Restaurant information
- Established: November 7, 2018
- Food type: Yemeni cuisine
- Location: 24-1 Gwandeok-ro 8-gil, Jeju City, Jeju Province, South Korea
- Coordinates: 33°30′40″N 126°31′23″E﻿ / ﻿33.5110°N 126.5231°E

= Wardah (restaurant) =

Yemeni restaurant in Jeju City, South Korea

Wardah (وردة, /ar/) is a Yemeni restaurant in Jeju City, South Korea. It first opened on November 7, 2018. It was reported in 2019 that the restaurant is one of very few halal restaurants in Jeju Province. The restaurant is owned and operated by a couple: South Korean Ha Min-gyeong and Yemeni refugee Mohammad Al-Mamari ("Amin"). The restaurant is named for a nickname given to Ha by the local Yemeni community.

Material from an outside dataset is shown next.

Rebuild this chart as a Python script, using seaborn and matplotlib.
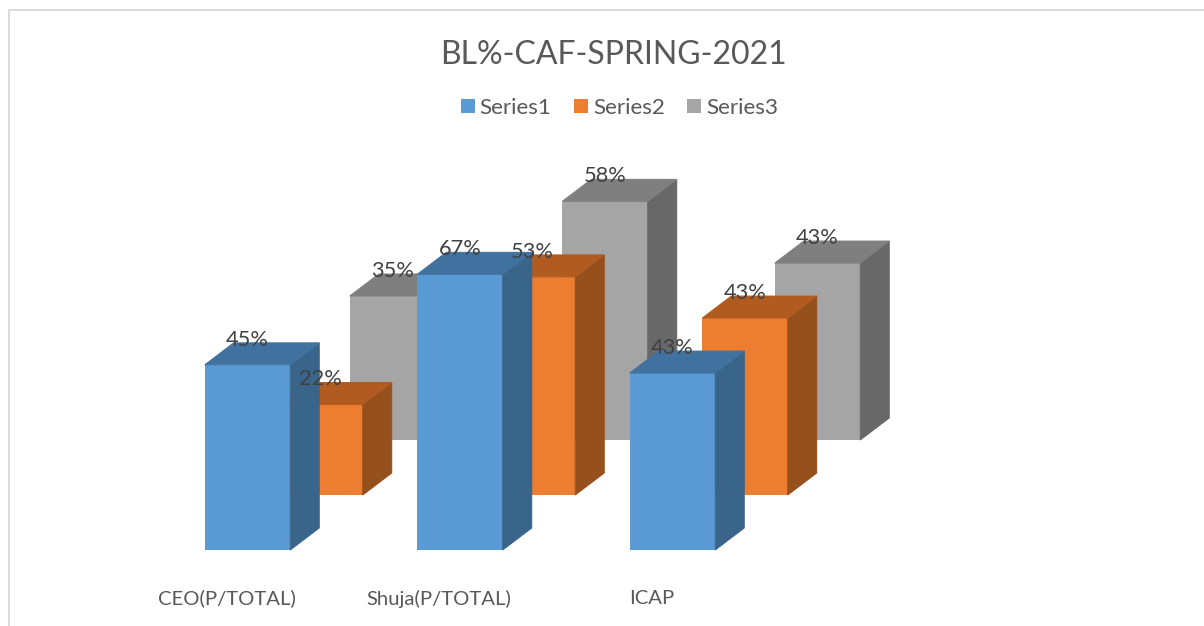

Al-Mamari arrived in South Korea in May 2018, fleeing the Yemeni civil war. Ha became involved in the refugee community after she offered to provide shelter for refugees; she would end up sheltering 100 over the course of a year. Ha decided to open a halal restaurant to help feed the community; it soon reportedly became a local Muslim community center. The two were married in April 2019.

The restaurant serves Yemeni cuisine as well as other Arab cuisine dishes. Yemenis were reportedly allowed to eat at half price. The restaurant has reportedly become popular amongst Korean locals and tourists as well.